2. In young girls and women who are not married, thirty drops of the fluid extract of Ergot three times a day. This medicine will cause the womb to contract. Hot douches can be given to married women. If the bleeding is severe it may be necessary to pack the vagina with sterile gauze. Ergotin ten to twenty drops, may be needed, given hypodermically. If it is due to constitutional causes, like anemia, a played-out feeling, paleness. weakness, etc., a tonic treatment is needed.
3. Blaud’s pills will do well. This is the formula:
Dried sulphate of iron 2 drams Carbonate of potash 2 drams Syrup enough to make a mass
Mix and make forty-eight pills. Take one to three, three times a day after meals.
4. If the appetite is poor, bitter tonics such as gentian, quassia, cinchona, or nux vomica are needed.
Compound Tincture Cinchona 2 ounces Compound Tincture Gentian 2 ounces
Mix. Take one teaspoonful before meals, in a little water.
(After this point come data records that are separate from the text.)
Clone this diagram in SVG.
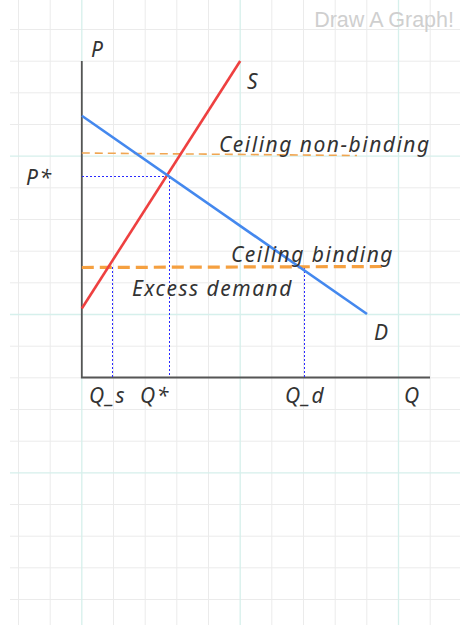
<svg xmlns="http://www.w3.org/2000/svg" width="460" height="625" viewBox="0 0 460 625">
<style>
.g{stroke:#ebebeb;stroke-width:1;fill:none}
.gt{stroke:#d6f0ec;stroke-width:1.3;fill:none}
.ax{stroke:#555;stroke-width:1.8;fill:none}
.dot{stroke:#2a2aff;stroke-width:1;stroke-dasharray:2 2;fill:none}
.lbl{font-family:"Noto Sans","DejaVu Sans",sans-serif;font-style:italic;font-size:21px;letter-spacing:1.5px;fill:#333}
</style>
<rect width="460" height="625" fill="#fff"/>
<g id="grid">
<path class="g" d="M18.5 0V625M50.2 0V625M113.5 0V625M145.2 0V625M176.8 0V625M208.5 0V625M271.8 0V625M303.5 0V625M335.2 0V625M366.8 0V625M430.2 0V625"/>
<path class="g" d="M10 29.5H460M10 61.2H460M10 92.8H460M10 124.5H460M10 187.8H460M10 219.5H460M10 251.2H460M10 282.8H460M10 346.2H460M10 377.8H460M10 409.5H460M10 441.2H460M10 504.5H460M10 536.2H460M10 567.8H460M10 599.5H460"/>
<path class="gt" d="M81.8 0V625M240.2 0V625M398.5 0V625M10 156.2H460M10 314.5H460M10 472.8H460"/>
</g>
<text x="454" y="27" text-anchor="end" font-family="Liberation Sans, Arial, sans-serif" font-size="21.5" fill="#cfcfcf">Draw A Graph!</text>
<g id="axes">
<path class="ax" d="M81.8 61V377.5H430"/>
</g>
<g id="connectors">
<path class="dot" d="M82 176.5H169.5V377"/>
<path class="dot" d="M112.5 267V377"/>
<path class="dot" d="M304.5 267V377"/>
<path d="M81.8 153L357 155.5" stroke="#f0a652" stroke-width="1.6" stroke-dasharray="8 5" fill="none"/>
<path d="M81.8 267.5L386 266.5" stroke="#f5a040" stroke-width="3.2" stroke-dasharray="12 6" fill="none"/>
</g>
<g id="supply">
<path d="M81.8 308.5L240.2 61" stroke="#ee4040" stroke-width="2.6" fill="none"/>
</g>
<g id="demand">
<path d="M81.8 115.7L367 314" stroke="#4488ee" stroke-width="2.6" fill="none"/>
</g>
<g id="labels">
<text class="lbl" x="91" y="57">P</text>
<text class="lbl" x="247" y="89">S</text>
<text class="lbl" x="219" y="152">Ceiling non-binding</text>
<text class="lbl" x="26" y="185">P*</text>
<text class="lbl" x="231" y="262">Ceiling binding</text>
<text class="lbl" x="132" y="296">Excess demand</text>
<text class="lbl" x="374" y="340">D</text>
<text class="lbl" x="89" y="403">Q_s</text>
<text class="lbl" x="140" y="403">Q*</text>
<text class="lbl" x="285" y="403">Q_d</text>
<text class="lbl" x="404" y="403">Q</text>
</g>
</svg>
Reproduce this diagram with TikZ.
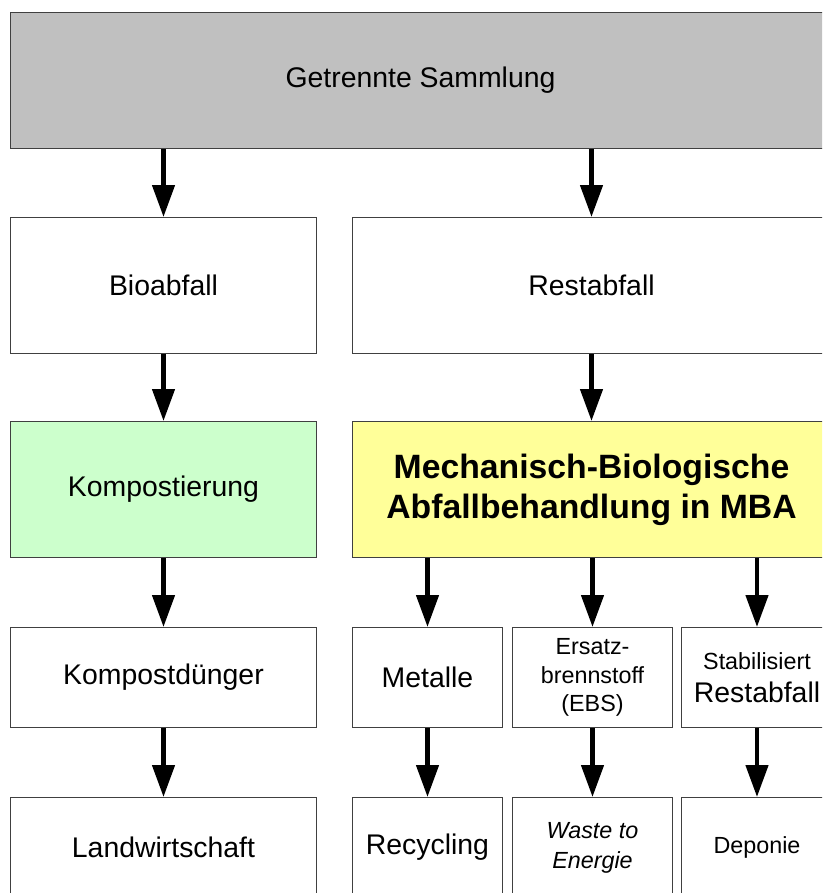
\documentclass[tikz,border=0pt]{standalone}
\usepackage{fontspec}
\setmainfont{Liberation Sans}
\usetikzlibrary{positioning,arrows.meta}

\definecolor{sammelgrau}{RGB}{192,192,192}
\definecolor{kompostgruen}{RGB}{204,255,204}
\definecolor{mbagelb}{RGB}{255,255,153}

\begin{document}
\begin{tikzpicture}[
      x=0.75pt, y=-0.75pt,
      nodes={
        draw=black!75, line width=0.75pt, fill=white, align=center,
        font=\fontsize{21.3}{25}\selectfont, inner sep=0pt
      },
      hoch/.style={minimum height=102pt},
      flach/.style={minimum height=75pt},
      klein/.style={font=\fontsize{17.5}{21.5}\selectfont},
      pfeil/.style={-{Triangle[width=16.5pt,length=24pt]}, line width=3.4pt}
      ]

  \useasboundingbox (0,0) rectangle (822,893);
  \clip (0,0) rectangle (822,893);

	  \node[hoch, fill=sammelgrau, minimum width=615pt, anchor=north west] (samml) at (10,12) {Getrennte Sammlung};
	  \node[hoch, minimum width=229.5pt, below = 51pt of samml.south west, anchor=north west] (bio) {Bioabfall};
	  \node[hoch, minimum width=358.5pt, right = 26.25pt of bio] (rest) {Restabfall};
	  \node[hoch, fill=kompostgruen, minimum width=229.5pt, below = 50.25pt of bio] (kompost) {Kompostierung};
	  \node[hoch, fill=mbagelb, minimum width=358.5pt, below = 50.25pt of rest,
	        font=\bfseries\fontsize{25.3}{30}\selectfont] (mba) {Mechanisch-Biologische\\Abfallbehandlung in MBA};
	  \node[flach, minimum width=229.5pt, below = 51.75pt of kompost] (duenger) {Kompostdünger};
	  \node[flach, minimum width=112.5pt, below = 51.75pt of mba.south west, anchor=north west] (metalle) {Metalle};
	  \node[flach, klein, minimum width=120pt, right = 6.75pt of metalle] (ebs) {Ersatz-\\brennstoff\\(EBS)};
	  \node[flach, minimum width=113.25pt, right = 6pt of ebs] (stabil)
	        {\fontsize{17.5}{22}\selectfont Stabilisiert\\\fontsize{21.3}{24}\selectfont Restabfall};
	  \node[flach, minimum width=229.5pt, below = 51.75pt of duenger] (landw) {Landwirtschaft};
	  \node[flach, minimum width=112.5pt, below = 51.75pt of metalle] (recyc) {Recycling};
	  \node[flach, minimum width=120pt, below = 51.75pt of ebs,
	        font=\itshape\fontsize{17.5}{22.5}\selectfont] (waste) {Waste to\\Energie};
	  \node[flach, klein, minimum width=113.25pt, below = 51.75pt of stabil] (depon) {Deponie};

  % Connect the nodes

  \draw[pfeil] (samml.south -| bio.north) -- (bio.north);
  \draw[pfeil] (samml.south -| rest.north) -- (rest.north);
  \draw[pfeil] (bio) -- (kompost);
  \draw[pfeil] (rest) -- (mba);
  \draw[pfeil] (kompost) -- (duenger);
  \draw[pfeil] (mba.south -| metalle.north) -- (metalle);
  \draw[pfeil] (mba.south -| ebs.north) -- (ebs);
  \draw[pfeil] (mba.south -| stabil.north) -- (stabil);
  \draw[pfeil] (duenger) -- (landw);
  \draw[pfeil] (metalle) -- (recyc);
  \draw[pfeil] (ebs) -- (waste);
  \draw[pfeil] (stabil) -- (depon);

\end{tikzpicture}
\end{document}
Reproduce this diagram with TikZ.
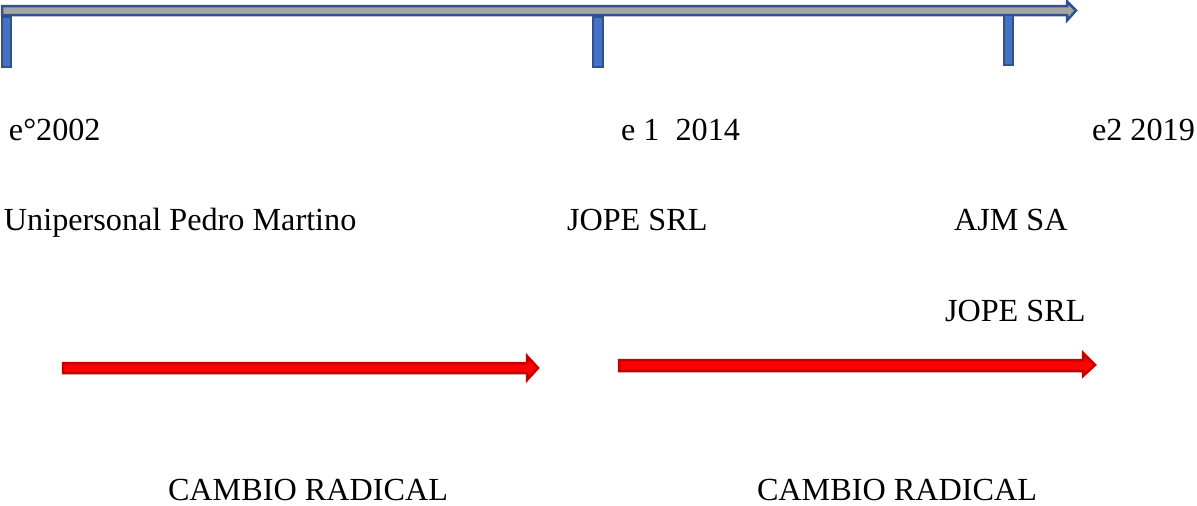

5. Tincture of nux vomica in doses of two to three drops after meals is a good stomach and bowel tonic.
6. Golden seal root made into a tea is good in some cases, especially if the tongue is much coated.
7. Oil of Erigeron or flea-bane is good for oozing bleeding. Dose: Three to five drops in a capsule every four hours.
8. Oil of cinnamon in one dose of one-half dram is good where flea-bane oil cannot be used or obtained; usual dose, one to five drops. An infusion can be made of the cinnamon bark and drank freely.
[Woman’s department 507]
9. Cranesbill (Geranium maculata). The fluid extract is splendid when diluted three or four times with boiled water, used locally for bleeding from the womb, or as an injection for the same; or an infusion can be made of the plant and injected into the vagina. The local cause mentioned should be treated. The displacement should be corrected.
Dysmenorrhea or Difficult Menstruation.—This term means difficult and painful monthly periods. The pain may occur before, during or after the periods.
Causes.—It may be caused by a narrow cervical canal, the canal from the inner womb to the vagina. This is often very narrow and almost closed. Again it is produced by the womb being turned back and bent on the canal, thus partially closing it. This causes the blood to be retained in the womb and then the womb contracts to expel the blood, pains being the natural result. Diseases of the womb and ovaries also cause it. Sometimes the membrane of the womb is cast off in the form of shreds or even a cast of the inner womb.
Symptoms.—The flow may be scanty, moderate or profuse, often clotted. The pain varies. It may be slight before the flow, or the first day or two, or it may be severe, agonizing and continuous for one or two days, or during the whole period and sometimes for some days after there may be pains.